Rows from a dataset of charts and code
━━━━━━
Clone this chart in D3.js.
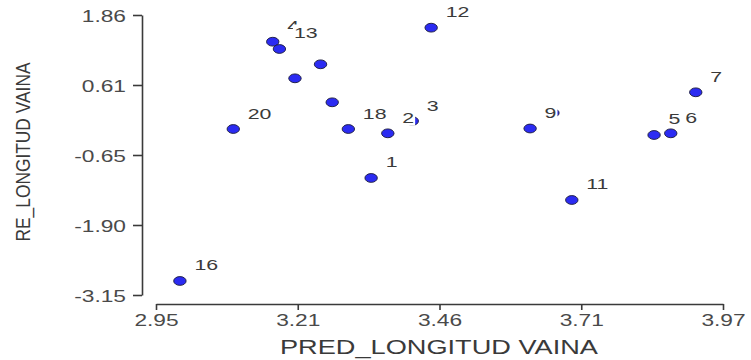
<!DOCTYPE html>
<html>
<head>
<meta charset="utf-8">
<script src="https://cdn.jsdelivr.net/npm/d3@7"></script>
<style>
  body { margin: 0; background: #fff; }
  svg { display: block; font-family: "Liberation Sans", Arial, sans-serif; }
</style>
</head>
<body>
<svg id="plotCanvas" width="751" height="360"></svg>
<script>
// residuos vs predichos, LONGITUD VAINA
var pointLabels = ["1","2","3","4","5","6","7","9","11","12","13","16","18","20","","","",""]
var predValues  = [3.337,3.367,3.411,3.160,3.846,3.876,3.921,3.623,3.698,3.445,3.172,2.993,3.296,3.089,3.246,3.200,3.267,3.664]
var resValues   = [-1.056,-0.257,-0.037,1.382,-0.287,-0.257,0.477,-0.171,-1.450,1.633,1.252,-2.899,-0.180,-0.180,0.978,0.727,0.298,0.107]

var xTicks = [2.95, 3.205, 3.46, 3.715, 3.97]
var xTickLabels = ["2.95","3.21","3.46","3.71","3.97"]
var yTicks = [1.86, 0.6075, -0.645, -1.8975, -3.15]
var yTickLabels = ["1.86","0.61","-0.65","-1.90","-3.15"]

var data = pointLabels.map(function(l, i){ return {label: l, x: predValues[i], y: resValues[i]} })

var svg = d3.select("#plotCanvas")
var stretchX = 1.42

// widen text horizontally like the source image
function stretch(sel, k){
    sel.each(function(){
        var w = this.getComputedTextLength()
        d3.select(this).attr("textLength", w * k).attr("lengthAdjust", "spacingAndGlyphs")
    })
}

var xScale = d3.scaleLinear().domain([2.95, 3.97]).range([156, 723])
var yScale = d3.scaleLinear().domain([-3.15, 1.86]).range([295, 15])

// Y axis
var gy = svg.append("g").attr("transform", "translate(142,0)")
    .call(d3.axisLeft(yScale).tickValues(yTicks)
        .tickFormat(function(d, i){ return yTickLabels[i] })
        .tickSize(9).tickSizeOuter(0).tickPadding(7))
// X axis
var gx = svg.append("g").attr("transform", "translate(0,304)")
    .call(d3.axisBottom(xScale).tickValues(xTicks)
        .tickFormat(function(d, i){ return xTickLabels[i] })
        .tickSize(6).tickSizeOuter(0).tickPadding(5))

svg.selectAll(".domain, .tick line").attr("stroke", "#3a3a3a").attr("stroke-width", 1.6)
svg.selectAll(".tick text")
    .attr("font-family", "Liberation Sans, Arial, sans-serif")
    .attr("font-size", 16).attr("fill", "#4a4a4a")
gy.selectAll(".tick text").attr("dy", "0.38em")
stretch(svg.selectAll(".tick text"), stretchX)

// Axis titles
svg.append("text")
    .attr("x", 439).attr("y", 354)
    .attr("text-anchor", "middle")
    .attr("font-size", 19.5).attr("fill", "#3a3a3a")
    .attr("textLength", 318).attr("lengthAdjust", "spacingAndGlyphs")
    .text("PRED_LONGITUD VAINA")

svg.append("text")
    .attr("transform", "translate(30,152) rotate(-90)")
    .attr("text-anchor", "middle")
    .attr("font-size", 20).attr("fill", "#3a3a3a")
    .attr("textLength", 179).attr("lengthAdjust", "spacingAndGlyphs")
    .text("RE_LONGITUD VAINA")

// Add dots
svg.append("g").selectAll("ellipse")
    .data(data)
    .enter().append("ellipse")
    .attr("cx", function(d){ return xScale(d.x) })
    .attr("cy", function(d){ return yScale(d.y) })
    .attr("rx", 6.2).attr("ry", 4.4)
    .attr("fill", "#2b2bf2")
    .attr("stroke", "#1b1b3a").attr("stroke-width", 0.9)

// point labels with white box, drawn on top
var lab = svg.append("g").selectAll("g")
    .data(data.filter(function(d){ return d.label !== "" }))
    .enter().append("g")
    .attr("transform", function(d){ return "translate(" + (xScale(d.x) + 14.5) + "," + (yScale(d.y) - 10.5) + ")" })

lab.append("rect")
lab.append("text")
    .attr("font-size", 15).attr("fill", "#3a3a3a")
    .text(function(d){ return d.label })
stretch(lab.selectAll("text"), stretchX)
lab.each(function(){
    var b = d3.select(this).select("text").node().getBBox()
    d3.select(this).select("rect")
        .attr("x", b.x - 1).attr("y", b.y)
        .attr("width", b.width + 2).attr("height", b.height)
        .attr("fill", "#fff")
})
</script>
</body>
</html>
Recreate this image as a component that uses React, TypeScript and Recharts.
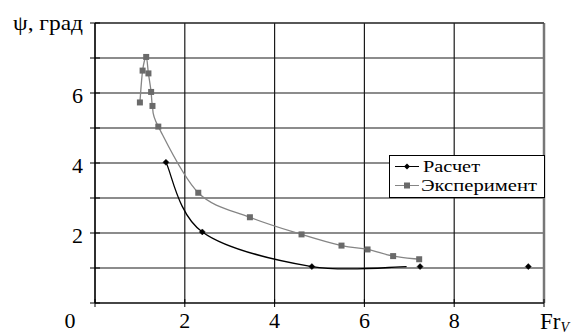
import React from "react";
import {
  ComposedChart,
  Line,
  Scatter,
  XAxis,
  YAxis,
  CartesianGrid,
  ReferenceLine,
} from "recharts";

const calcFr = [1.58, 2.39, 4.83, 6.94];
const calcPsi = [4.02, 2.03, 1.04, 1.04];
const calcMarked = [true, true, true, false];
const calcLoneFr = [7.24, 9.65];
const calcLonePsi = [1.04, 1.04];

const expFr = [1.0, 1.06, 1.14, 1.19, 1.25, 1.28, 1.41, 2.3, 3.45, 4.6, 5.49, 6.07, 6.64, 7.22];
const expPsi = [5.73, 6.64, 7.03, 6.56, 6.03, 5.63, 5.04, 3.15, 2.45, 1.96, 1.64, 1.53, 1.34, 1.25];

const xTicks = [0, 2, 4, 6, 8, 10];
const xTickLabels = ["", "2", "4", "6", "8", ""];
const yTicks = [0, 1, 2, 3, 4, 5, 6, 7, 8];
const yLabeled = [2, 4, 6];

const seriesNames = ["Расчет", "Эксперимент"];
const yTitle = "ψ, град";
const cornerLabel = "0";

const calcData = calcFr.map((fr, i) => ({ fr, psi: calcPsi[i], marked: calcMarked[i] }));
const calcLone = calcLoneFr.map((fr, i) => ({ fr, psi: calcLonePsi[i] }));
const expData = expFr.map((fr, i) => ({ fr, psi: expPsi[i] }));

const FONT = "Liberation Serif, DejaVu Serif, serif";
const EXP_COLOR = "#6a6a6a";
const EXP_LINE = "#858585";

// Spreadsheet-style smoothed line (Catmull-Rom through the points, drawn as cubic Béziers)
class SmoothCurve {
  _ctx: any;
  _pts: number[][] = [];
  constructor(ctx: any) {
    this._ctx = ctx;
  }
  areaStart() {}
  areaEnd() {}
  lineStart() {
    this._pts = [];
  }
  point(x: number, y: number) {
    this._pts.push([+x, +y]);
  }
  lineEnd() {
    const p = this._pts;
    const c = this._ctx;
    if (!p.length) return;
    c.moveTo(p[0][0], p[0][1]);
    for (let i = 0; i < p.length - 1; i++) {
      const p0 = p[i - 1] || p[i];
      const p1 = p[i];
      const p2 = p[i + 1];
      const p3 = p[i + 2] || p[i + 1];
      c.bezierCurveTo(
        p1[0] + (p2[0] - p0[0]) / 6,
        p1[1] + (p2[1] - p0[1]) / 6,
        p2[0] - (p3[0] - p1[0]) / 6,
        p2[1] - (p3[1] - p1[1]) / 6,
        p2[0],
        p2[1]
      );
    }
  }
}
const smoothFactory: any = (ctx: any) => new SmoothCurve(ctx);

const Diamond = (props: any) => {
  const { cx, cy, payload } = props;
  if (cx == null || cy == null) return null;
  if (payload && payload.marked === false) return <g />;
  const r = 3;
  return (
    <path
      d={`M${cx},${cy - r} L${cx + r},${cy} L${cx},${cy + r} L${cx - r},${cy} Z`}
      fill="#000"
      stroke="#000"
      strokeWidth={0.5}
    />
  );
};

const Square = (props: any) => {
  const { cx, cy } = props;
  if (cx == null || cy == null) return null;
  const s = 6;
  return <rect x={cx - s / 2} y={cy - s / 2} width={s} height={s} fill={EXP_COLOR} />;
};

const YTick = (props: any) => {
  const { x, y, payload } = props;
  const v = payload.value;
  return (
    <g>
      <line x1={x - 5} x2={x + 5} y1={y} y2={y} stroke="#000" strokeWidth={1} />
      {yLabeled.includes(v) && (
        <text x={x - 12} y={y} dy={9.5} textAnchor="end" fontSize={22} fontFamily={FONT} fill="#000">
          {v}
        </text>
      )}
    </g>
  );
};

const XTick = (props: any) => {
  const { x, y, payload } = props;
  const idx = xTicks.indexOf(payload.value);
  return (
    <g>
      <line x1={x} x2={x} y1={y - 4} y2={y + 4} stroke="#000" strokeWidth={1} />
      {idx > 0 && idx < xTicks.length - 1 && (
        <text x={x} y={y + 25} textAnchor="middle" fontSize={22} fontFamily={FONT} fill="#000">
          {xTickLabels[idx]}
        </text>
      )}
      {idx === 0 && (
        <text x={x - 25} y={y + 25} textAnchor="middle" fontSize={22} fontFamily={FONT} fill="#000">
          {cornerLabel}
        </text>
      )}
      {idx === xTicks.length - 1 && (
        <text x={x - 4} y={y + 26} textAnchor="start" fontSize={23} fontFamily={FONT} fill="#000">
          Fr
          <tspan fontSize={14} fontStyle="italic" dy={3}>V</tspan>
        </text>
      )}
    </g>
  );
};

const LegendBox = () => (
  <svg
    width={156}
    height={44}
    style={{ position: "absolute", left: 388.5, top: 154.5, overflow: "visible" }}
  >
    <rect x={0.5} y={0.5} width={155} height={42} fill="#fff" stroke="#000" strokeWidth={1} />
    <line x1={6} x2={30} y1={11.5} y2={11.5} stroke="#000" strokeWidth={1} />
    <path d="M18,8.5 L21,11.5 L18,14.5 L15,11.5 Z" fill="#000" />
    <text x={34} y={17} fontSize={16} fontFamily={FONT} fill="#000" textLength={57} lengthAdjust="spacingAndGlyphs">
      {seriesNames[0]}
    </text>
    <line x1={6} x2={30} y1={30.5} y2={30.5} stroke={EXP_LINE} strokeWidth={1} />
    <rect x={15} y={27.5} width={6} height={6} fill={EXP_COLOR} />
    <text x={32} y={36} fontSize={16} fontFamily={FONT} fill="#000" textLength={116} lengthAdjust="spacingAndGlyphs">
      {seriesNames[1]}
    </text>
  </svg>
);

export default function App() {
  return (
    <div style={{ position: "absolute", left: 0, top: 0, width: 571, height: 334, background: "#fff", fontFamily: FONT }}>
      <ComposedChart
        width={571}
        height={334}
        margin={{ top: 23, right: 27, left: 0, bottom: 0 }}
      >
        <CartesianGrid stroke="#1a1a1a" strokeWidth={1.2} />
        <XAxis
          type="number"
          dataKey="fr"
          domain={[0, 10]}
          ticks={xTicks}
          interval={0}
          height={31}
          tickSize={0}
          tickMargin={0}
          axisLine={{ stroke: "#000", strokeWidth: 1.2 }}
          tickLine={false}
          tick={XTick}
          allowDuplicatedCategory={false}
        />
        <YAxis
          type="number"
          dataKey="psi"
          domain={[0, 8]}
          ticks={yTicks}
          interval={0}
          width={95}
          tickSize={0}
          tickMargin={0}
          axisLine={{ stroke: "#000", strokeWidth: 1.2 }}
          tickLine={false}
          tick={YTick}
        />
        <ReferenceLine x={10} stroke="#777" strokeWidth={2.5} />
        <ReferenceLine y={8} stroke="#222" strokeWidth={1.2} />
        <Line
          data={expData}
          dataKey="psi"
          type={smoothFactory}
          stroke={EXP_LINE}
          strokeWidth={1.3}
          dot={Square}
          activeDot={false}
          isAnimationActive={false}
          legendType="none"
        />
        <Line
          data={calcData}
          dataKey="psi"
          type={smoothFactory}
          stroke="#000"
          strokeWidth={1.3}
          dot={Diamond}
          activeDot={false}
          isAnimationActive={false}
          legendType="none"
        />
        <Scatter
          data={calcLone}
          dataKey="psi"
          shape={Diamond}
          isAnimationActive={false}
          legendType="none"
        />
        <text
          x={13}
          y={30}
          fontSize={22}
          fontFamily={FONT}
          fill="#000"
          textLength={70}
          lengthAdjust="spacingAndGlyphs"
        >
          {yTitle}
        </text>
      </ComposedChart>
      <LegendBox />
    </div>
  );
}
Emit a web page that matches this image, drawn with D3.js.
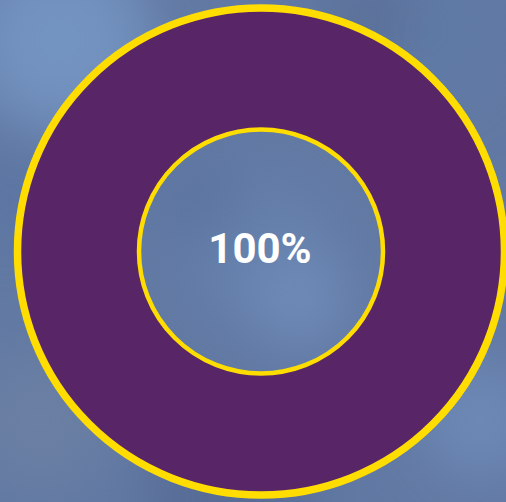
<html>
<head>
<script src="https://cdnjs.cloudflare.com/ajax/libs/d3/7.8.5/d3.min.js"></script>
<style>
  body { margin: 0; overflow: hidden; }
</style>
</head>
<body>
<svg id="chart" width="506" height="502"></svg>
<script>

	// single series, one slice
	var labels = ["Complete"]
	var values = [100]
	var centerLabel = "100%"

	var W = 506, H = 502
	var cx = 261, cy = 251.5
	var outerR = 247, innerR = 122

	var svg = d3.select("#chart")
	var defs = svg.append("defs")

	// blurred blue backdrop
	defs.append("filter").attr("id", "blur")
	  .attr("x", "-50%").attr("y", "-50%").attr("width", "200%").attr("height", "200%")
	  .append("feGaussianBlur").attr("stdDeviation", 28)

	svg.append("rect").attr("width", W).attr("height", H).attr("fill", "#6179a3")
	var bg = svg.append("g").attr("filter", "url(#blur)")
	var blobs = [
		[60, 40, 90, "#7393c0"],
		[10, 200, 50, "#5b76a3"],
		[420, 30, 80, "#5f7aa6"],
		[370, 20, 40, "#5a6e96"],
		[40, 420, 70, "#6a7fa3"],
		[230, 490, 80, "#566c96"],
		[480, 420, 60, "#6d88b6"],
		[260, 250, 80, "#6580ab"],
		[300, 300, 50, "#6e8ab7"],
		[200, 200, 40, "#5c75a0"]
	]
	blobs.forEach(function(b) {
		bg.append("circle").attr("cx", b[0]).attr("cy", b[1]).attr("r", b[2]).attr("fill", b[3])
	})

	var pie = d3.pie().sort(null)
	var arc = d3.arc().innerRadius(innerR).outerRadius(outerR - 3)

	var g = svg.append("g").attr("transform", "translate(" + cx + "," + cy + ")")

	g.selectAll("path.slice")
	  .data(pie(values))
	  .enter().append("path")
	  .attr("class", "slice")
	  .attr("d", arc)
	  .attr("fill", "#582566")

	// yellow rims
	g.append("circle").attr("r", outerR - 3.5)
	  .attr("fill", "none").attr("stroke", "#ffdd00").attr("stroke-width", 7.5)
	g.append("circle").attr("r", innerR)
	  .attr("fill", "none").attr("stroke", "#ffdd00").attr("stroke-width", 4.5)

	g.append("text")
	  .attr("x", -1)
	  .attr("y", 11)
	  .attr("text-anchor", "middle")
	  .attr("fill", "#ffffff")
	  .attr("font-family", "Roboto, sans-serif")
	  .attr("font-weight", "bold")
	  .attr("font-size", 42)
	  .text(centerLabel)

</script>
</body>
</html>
━━━━━━
● Given exercise
Quote exactly what appears from the line containing "Recreate this image" through the line containing "const yLabeled = [2, 4, 6];", both included, except for the pictures, and nothing more.

● Answer in full
Recreate this image as a component that uses React, TypeScript and Recharts.
import React from "react";
import {
  ComposedChart,
  Line,
  Scatter,
  XAxis,
  YAxis,
  CartesianGrid,
  ReferenceLine,
} from "recharts";

const calcFr = [1.58, 2.39, 4.83, 6.94];
const calcPsi = [4.02, 2.03, 1.04, 1.04];
const calcMarked = [true, true, true, false];
const calcLoneFr = [7.24, 9.65];
const calcLonePsi = [1.04, 1.04];

const expFr = [1.0, 1.06, 1.14, 1.19, 1.25, 1.28, 1.41, 2.3, 3.45, 4.6, 5.49, 6.07, 6.64, 7.22];
const expPsi = [5.73, 6.64, 7.03, 6.56, 6.03, 5.63, 5.04, 3.15, 2.45, 1.96, 1.64, 1.53, 1.34, 1.25];

const xTicks = [0, 2, 4, 6, 8, 10];
const xTickLabels = ["", "2", "4", "6", "8", ""];
const yTicks = [0, 1, 2, 3, 4, 5, 6, 7, 8];
const yLabeled = [2, 4, 6];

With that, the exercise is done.